Allysha Nila, seorang fashion stylist yang juga mengajar bidang fashion styling, mengungkapkan bahwa cukup lama untuk Ikmal menentukan apa yang ingin dibahas dalam pameran yang telah digagaskan hampir 3-4 tahun lalu ini. “Hingga akhirnya ia kembali ke dirinya sendiri and I think it’s very apt. Uniknya, meskipun pameran ini berjudul Self, ia tidak memilih pendekatan yang terlalu literal, karena ia mencari bagian-bagian dari dalam dirinya sendiri pada orang lain dan juga orang-orang terdekatnya. Kebetulan ia meminta untuk memotret saya, untuk memperlihatkan ‘wajah’ saya, and I think it was a very vulnerable process. Karena, tentu saja, Anda harus mempercayai seseorang untuk bisa memperlihatkan luka Anda padanya.”

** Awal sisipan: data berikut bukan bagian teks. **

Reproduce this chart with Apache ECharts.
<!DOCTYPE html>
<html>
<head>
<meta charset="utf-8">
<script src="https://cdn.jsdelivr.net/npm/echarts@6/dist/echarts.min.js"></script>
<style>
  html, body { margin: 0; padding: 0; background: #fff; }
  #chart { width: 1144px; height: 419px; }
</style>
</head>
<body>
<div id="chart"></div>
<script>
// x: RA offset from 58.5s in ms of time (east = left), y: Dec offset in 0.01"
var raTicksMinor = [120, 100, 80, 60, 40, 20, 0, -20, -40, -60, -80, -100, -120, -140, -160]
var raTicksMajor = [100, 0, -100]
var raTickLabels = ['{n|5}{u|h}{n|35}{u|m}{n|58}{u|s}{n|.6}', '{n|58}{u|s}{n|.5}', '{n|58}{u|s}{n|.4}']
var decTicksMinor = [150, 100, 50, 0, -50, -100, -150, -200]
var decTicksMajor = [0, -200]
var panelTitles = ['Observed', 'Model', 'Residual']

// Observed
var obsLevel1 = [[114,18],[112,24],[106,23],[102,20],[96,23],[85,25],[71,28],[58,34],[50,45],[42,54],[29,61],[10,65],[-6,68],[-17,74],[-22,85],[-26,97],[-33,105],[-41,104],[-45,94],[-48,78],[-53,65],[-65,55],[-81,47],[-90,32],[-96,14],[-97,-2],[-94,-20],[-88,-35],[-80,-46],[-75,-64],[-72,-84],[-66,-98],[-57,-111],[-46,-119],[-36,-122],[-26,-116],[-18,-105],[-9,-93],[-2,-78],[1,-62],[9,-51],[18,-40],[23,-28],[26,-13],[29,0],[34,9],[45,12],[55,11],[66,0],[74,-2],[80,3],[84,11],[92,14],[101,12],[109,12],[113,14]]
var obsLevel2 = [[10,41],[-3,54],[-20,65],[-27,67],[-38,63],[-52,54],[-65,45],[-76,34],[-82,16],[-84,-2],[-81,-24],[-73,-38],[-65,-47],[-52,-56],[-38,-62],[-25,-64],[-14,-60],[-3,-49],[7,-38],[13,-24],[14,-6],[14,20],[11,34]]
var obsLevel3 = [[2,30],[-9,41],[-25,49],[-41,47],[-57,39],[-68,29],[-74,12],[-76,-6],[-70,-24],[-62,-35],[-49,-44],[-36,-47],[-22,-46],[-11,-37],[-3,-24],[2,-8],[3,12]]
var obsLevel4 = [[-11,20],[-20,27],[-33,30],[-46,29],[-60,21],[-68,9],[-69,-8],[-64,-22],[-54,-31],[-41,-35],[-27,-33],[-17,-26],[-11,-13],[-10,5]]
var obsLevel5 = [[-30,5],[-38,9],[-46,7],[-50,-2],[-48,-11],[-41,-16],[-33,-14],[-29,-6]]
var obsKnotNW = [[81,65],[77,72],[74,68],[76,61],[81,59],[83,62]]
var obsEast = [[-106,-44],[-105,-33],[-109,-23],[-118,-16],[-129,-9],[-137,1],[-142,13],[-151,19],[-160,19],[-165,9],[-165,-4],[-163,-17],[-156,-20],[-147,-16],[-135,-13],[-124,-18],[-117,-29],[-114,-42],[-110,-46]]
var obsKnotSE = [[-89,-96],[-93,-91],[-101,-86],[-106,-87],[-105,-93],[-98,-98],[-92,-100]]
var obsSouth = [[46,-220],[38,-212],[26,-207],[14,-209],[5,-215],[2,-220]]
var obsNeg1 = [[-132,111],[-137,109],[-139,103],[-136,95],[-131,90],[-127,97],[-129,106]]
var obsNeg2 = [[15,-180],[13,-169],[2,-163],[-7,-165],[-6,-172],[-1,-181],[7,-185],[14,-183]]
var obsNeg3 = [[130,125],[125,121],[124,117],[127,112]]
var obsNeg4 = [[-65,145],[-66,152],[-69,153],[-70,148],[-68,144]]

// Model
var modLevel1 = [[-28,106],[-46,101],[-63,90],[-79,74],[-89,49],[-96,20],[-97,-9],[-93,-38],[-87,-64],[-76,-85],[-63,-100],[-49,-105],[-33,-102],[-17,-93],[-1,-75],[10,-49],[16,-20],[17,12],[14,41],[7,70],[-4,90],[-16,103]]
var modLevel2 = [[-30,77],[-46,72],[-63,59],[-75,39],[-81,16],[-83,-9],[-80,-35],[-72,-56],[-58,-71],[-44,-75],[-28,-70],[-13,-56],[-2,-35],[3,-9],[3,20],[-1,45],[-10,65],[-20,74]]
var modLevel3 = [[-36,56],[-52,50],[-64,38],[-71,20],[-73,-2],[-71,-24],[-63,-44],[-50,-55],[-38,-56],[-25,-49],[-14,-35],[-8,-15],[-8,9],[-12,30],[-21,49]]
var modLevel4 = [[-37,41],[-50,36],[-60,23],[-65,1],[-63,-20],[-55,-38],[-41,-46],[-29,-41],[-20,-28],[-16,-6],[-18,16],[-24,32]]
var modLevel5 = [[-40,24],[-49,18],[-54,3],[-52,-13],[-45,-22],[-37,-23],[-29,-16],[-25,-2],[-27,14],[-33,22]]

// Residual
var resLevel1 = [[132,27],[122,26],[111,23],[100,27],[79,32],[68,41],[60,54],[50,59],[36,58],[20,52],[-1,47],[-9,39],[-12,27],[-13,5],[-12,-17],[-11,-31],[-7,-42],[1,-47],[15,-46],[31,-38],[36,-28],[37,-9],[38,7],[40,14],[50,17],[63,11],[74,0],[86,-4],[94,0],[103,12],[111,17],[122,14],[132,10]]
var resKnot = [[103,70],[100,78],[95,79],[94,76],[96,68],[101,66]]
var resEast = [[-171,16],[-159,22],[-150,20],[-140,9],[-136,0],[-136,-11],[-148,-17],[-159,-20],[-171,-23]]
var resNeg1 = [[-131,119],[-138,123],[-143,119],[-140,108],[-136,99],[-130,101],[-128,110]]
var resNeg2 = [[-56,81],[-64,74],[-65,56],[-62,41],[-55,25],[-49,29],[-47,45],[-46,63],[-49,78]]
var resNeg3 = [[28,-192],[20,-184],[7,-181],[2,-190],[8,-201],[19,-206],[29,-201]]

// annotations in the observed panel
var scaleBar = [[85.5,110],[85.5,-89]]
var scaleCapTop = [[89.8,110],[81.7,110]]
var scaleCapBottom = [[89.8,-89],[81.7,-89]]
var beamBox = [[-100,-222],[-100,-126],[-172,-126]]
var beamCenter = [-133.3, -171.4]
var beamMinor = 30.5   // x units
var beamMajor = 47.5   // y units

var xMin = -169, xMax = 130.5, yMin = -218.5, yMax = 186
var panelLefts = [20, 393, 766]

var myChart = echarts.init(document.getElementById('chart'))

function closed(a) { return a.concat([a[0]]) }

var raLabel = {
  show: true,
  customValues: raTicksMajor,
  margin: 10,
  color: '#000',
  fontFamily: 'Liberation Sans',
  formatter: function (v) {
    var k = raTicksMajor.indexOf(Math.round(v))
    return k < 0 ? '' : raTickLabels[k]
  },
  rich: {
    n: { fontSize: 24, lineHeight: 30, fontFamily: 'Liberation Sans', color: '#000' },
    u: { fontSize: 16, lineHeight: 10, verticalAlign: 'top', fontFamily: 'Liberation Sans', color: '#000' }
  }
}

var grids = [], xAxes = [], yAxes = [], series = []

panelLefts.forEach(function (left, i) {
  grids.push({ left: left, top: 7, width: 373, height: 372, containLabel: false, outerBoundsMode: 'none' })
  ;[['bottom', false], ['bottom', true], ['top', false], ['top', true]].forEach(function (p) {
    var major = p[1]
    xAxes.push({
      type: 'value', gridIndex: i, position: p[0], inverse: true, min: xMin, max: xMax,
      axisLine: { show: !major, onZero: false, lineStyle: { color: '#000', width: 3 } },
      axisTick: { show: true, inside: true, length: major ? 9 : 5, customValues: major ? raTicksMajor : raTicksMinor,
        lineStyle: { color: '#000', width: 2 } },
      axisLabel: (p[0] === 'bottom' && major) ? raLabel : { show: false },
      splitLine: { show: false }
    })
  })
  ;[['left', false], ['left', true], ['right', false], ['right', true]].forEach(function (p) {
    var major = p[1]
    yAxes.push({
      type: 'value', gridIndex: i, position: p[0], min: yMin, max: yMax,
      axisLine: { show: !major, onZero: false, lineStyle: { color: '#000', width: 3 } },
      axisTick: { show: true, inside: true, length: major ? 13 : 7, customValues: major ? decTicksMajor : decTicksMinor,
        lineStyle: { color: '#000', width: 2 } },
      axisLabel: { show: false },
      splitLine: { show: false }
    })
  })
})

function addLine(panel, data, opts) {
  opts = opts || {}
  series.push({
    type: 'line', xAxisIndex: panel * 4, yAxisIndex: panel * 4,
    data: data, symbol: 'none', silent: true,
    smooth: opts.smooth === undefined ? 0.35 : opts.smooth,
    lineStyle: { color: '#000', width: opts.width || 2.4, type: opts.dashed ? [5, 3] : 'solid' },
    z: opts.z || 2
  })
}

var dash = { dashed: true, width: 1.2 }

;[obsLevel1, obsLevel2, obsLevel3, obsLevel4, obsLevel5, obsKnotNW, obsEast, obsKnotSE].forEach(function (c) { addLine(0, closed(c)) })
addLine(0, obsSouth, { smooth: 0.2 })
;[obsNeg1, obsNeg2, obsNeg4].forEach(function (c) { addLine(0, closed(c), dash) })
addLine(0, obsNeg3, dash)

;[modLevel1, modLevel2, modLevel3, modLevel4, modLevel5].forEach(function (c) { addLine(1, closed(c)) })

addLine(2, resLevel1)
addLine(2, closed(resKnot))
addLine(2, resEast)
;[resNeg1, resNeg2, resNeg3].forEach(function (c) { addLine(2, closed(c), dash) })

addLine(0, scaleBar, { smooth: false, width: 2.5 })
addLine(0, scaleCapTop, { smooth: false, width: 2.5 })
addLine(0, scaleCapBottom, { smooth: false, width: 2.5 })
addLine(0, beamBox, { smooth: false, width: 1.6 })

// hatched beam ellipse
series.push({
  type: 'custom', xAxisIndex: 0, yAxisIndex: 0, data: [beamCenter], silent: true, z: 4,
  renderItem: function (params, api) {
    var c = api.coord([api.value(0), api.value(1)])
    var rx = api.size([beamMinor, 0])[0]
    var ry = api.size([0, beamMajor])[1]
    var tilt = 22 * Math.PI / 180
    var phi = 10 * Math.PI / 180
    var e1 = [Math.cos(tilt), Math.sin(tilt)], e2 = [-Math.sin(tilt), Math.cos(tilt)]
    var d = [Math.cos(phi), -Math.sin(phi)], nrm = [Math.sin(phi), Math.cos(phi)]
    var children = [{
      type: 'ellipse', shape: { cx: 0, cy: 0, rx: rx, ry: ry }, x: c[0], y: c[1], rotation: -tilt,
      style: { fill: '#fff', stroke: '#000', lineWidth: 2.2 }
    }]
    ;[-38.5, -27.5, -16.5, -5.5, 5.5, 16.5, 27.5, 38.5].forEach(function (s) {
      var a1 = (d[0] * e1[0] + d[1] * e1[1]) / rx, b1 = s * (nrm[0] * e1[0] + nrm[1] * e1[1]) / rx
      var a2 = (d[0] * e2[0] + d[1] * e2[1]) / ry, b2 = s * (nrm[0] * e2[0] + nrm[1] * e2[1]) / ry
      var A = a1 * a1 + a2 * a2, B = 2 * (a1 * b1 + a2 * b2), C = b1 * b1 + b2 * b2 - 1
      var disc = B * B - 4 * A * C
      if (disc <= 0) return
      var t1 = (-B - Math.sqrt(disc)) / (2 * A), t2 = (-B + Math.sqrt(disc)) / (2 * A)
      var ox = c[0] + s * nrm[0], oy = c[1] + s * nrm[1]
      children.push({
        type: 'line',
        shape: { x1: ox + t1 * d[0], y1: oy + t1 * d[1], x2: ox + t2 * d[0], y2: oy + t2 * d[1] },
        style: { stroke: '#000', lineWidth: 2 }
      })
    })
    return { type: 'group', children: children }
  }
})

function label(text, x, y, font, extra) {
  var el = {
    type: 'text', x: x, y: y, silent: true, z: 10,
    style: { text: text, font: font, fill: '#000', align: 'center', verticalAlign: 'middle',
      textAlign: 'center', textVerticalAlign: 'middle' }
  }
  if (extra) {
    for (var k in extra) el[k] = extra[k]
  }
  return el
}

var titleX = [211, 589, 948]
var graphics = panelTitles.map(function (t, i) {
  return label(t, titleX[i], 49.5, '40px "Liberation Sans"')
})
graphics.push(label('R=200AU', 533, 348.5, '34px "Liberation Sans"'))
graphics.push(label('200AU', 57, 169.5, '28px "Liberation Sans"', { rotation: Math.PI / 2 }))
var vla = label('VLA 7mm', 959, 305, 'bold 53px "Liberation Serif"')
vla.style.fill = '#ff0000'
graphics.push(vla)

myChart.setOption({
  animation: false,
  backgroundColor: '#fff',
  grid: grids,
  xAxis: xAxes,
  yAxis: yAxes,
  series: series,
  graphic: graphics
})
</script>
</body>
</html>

Bagi Ikmal, fotografi bukan sekadar alat, melainkan cara berpikir dan menerjemahkan gagasan visual. Melalui lensa miliknya, ia mengajak untuk menelusuri bukan hanya apa yang tampak di permukaan, melainkan juga narasi-narasi yang tersembunyi di baliknya, menenun kisah yang menggugah tentang kemanusiaan di era modern. Ia memperlakukan kamera seperti perpanjangan dari pandangan batin, bukan hanya penangkap gambar, tetapi juga perekam makna. Melalui beragam pendekatan—dari penggunaan kamera sebagai saksi kelahiran manusia, seluloid yang diproyeksikan menjadi ilusi tubuh, hingga refleksi filosofis tentang kesamaan antara kerja kamera dan mata manusia—Ikmal menelusuri pertanyaan yang begitu pribadi: apa sebenarnya makna menjadi manusia? Mengapa keberagaman yang indah sering kali disempitkan menjadi kategori tertentu, baik melalui nilai sosial maupun ciri visual yang kasat mata?

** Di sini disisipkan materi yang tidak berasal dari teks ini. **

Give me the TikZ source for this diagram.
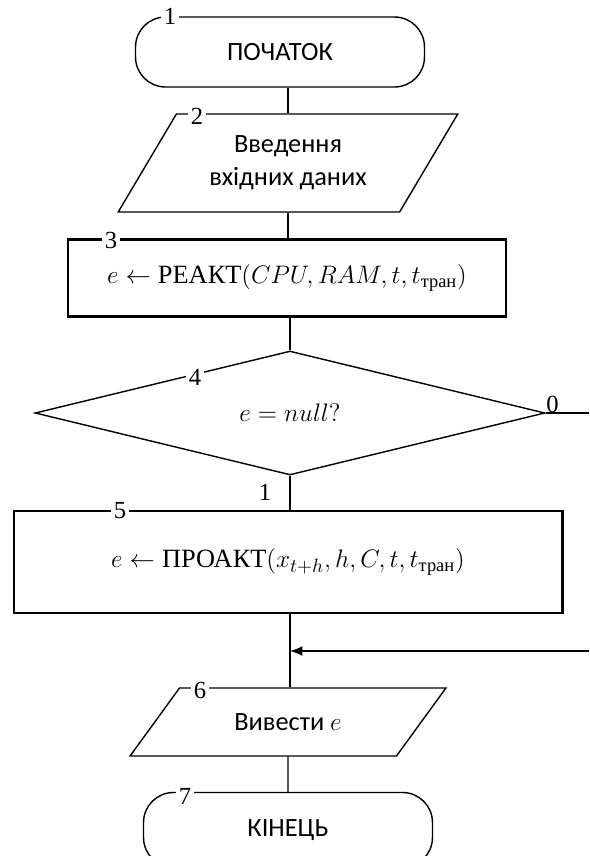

Pameran tunggal Self menampilkan tiga format karya yang terdiri dari lebih dari dua puluh foto terbaru Ikmal Awfar. Dibuka pada 25 Oktober 2025 dan berlangsung hingga 7 November lalu di Ruang Studio, Plaza Bisnis Kemang, Jakarta Selatan, presentasi ini menjadi wadah perenungan tentang visualitas dan eksistensi manusia dalam bingkai kontemporer. Pameran ini dikuratori oleh Bob Edrian, kurator lepas yang berbasis di Jakarta dan pendiri platform seni bebunyian Audial Plane di bawah naungan Orange Cliff Records. Dengan latar penelitian yang menyoroti perkembangan seni media dan seni bunyi, Bob dikenal lewat proyek-proyek kuratorial seperti Bandung New Emergence Vol. 6: Listen! (2016), Intomedia (2017), Soemardja Sound Art Project (2018), International Media Arts Festival Instrumenta (2018–2019), dan Universal Iteration (2021–2023). Karyanya juga tercatat dalam publikasi The Bloomsbury Handbook of Sound Art (2020) oleh Bloomsbury Publishing, London.
Melalui kolaborasi para pemikir visual ini, pameran Ikmal Awfar menjadi lebih dari sekadar presentasi fotografi. Ia menjelma sebagai ruang reflektif tempat manusia, cahaya, dan teknologi saling menatap dan dalam tatapan itu, kita menemukan kembali makna menjadi manusia.